I commissari Giorgio Assenza, Rosanna Cannata, Nicola D’Agostino, Gaetano Galvagno, Margherita La Rocca Ruvolo, Luisa Lantieri e Giuseppe Zitelli danno “massima solidarietà a Fava e al lavoro collegiale della commissione”, parlano di affermazioni “ridicole” e a proposito del riferimento al caso Antoci scrivono: “Tuttavia capiamo la difesa d’ufficio ed il riferimento al caso Antoci, inchiesta che è punto di orgoglio di una Commissione che con i casi Montante e per l’appunto Antoci ha evidenziato ambiguità e criticità di un sistema di relazioni che ha negativamente condizionato una fase politica della Sicilia. Evidentemente Giarrusso difende questo stesso sistema, ma è un problema suo”.

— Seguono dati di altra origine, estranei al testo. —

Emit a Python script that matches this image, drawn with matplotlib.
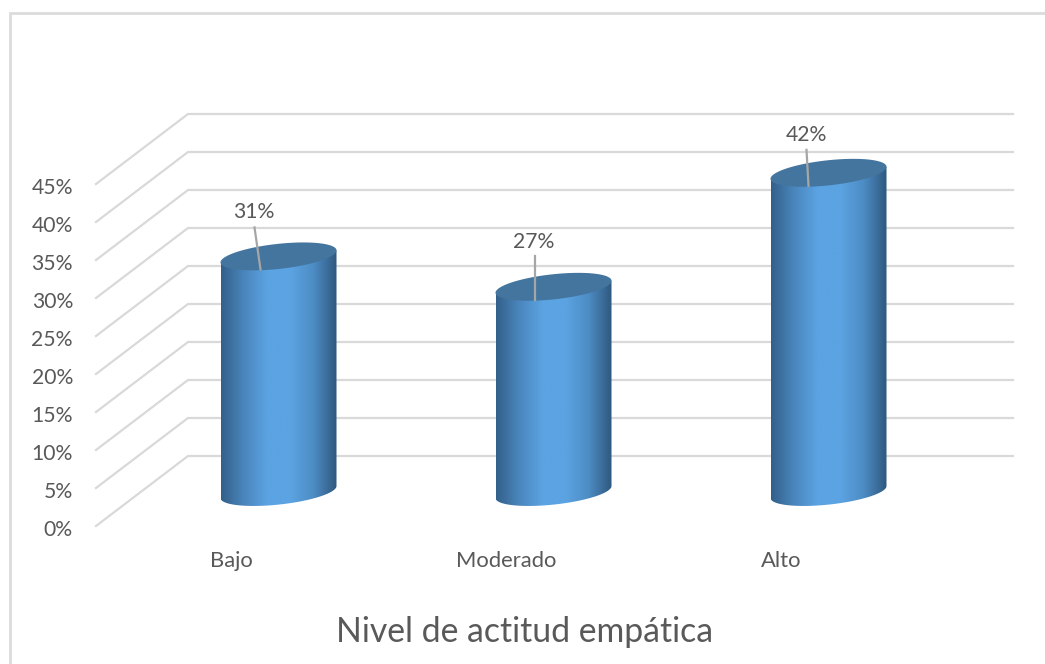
"""Nivel de actitud empatica: fake-3D cylinder chart, Excel style."""

import numpy as np
import matplotlib
matplotlib.use("Agg")
import matplotlib.pyplot as plt
from matplotlib.colors import LinearSegmentedColormap
from matplotlib.patches import Polygon

plt.rcParams["font.family"] = ["Lato", "DejaVu Sans"]

# ── Data ──────────────────────────────────────────────────────────────
CATEGORIES = ["Bajo", "Moderado", "Alto"]
VALUES = [31, 27, 42]
VALUE_LABELS = ["31%", "27%", "42%"]
TICKS = [0, 5, 10, 15, 20, 25, 30, 35, 40, 45]
TITLE = "Nivel de actitud empática"

# ── Geometry (pixels unless noted) ────────────────────────────────────
W, H = 1045, 664
PX_PER_PCT = 7.6
PX_PER_CAT = 275.0
ZERO_Y = 526.0          # front edge, 0%
FIRST_CAT_X = 278.5
WALL_DX, WALL_DY = 92, 70     # depth of the back wall
BAR_DY = 34                   # depth of the cylinder axis
RX, RY, TILT = 58, 12.6, 6    # ellipse of the cylinder
# label / leader offsets from the centre of each cylinder top
LABEL_DX = [-25, -20, -22]
LABEL_DY = [44, 45, 38]
LEAD_TOP = [(-24, 29), (-19, 31), (-22, 23)]
LEAD_BOT = [(-18, -13), (-19, -13), (-20, -13)]

GRID = "#d9d9d9"
TEXT = "#595959"
cmap = LinearSegmentedColormap.from_list(
    "cyl", ["#33608a", "#4a86bd", "#5ba3e2", "#5ba3e2", "#4d8cc4", "#2f587e"])

fig = plt.figure(figsize=(W / 100, H / 100), dpi=100)
ax = fig.add_axes([0, 0, 1, 1])
# data x = category index, data y = percent; limits map them onto the pixels
XLIM = (-FIRST_CAT_X / PX_PER_CAT, (W - FIRST_CAT_X) / PX_PER_CAT)
YLIM = ((ZERO_Y - H) / PX_PER_PCT, ZERO_Y / PX_PER_PCT)
ax.set_xlim(XLIM)
ax.set_ylim(YLIM)
ax.axis("off")

sx = 1 / PX_PER_CAT
sy = 1 / PX_PER_PCT
x_left = (96 - FIRST_CAT_X) * sx
x_right = (1013 - FIRST_CAT_X - WALL_DX) * sx


def ellipse(cx, cy, t):
    return np.column_stack([cx + RX * sx * np.cos(t),
                            cy + (RY * np.sin(t) + TILT * np.cos(t)) * sy])


# ── Outer frame (open on the right) ───────────────────────────────────
fx = [10 / W, 10 / W, 1]
fy = [0, 1 - 13 / H, 1 - 13 / H]
ax.plot(fx, fy, transform=fig.transFigure, color="#dcdcdc", lw=2.0, zorder=1,
        solid_joinstyle="miter")

# ── Grid on side wall + back wall ─────────────────────────────────────
for tick in TICKS:
    ax.plot([x_left, x_left + WALL_DX * sx, x_right + WALL_DX * sx],
            [tick, tick + WALL_DY * sy, tick + WALL_DY * sy],
            color=GRID, lw=1.6, zorder=2, solid_joinstyle="miter")
    ax.text(x_left - 23 * sx, tick - 4 * sy, f"{tick}%", ha="right", va="center",
            fontsize=15.2, color=TEXT, zorder=5)

# ── Cylinders ─────────────────────────────────────────────────────────
base = BAR_DY * sy
grad = np.linspace(0, 1, 256).reshape(1, -1)
for i, (value, label) in enumerate(zip(VALUES, VALUE_LABELS)):
    top = value + base
    # side outline: top ellipse extremes, then the lower half of the base ellipse
    t = np.linspace(0, -np.pi, 80)
    side = np.vstack([ellipse(i, top, np.array([np.pi, 0.0])),
                      ellipse(i, base, t)])
    patch = Polygon(side, closed=True, fc="none", ec="none", zorder=3)
    ax.add_patch(patch)
    im = ax.imshow(grad, cmap=cmap, aspect="auto", zorder=3, interpolation="bilinear",
                   extent=[i - RX * sx, i + RX * sx, base - 30 * sy, top + 20 * sy])
    im.set_clip_path(patch)

    cap = ellipse(i, top, np.linspace(0, 2 * np.pi, 160))
    ax.add_patch(Polygon(cap, closed=True, fc="#43759f", ec="none", zorder=4))

    # leader line + value label
    ax.plot([i + LEAD_TOP[i][0] * sx, i + LEAD_BOT[i][0] * sx],
            [top + LEAD_TOP[i][1] * sy, top + LEAD_BOT[i][1] * sy],
            color="#a6a6a6", lw=1.6, zorder=5)
    ax.text(i + LABEL_DX[i] * sx, top + LABEL_DY[i] * sy, label, ha="center", va="center",
            fontsize=15.2, color=TEXT, zorder=6)
    ax.text(i - 47 * sx, -35 * sy, CATEGORIES[i], ha="center", va="center",
            fontsize=15.8, color=TEXT, zorder=6)

ax.set_xlim(XLIM)   # imshow resets the limits
ax.set_ylim(YLIM)

ax.text((525 - FIRST_CAT_X) * sx, (ZERO_Y - 632) * sy, TITLE, ha="center",
        va="center", fontsize=24.3, color=TEXT, zorder=6)

fig.savefig("out.png", dpi=100)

Il riferimento è all’indagine condotta dall’Antimafia sull’attentato all’allora presidente del Parco dei Nebrodi. Su cui la commissione ha avanzato dei dubbi, proponendo delle censure all’indagine svolta dagli inquirenti (censure rispedite al mittente) e adombrando l’ipotesi che quanto accaduto sulle montagne del Messinese non fu un attentato mafioso. Quell’inchiesta, così come quella sul caso Montante, ricordano i commissari, aveva acceso i riflettori su un sistema di potere che vedeva alcune presenze ricorrenti in entrambe le vicende, in primis l’ex senatore Beppe Lumia, sul cui ruolo Fava e colleghi hanno posto più di una domanda. Il passaggio sul caso Antoci nelle parole di Giarrusso prima e dei commissari poi riportano proprio da quelle parti, a quella disfida o resa dei conti ancora aperta nel campo dell’antimafia. E nei commenti alla vicenda Borrometi si ritrovano parole non molto dissimili a quelle con cui Giuseppe Antoci commentò l’inchiesta dell’Antimafia: “Non si fa politica giocando con la vita delle persone, dando spunti a delegittimatori e mascariatori. Bisogna essere rigorosi e cauti, ci va di mezzo la sicurezza e la vita della gente”. Solo che stavolta, un’inchiesta non c’è.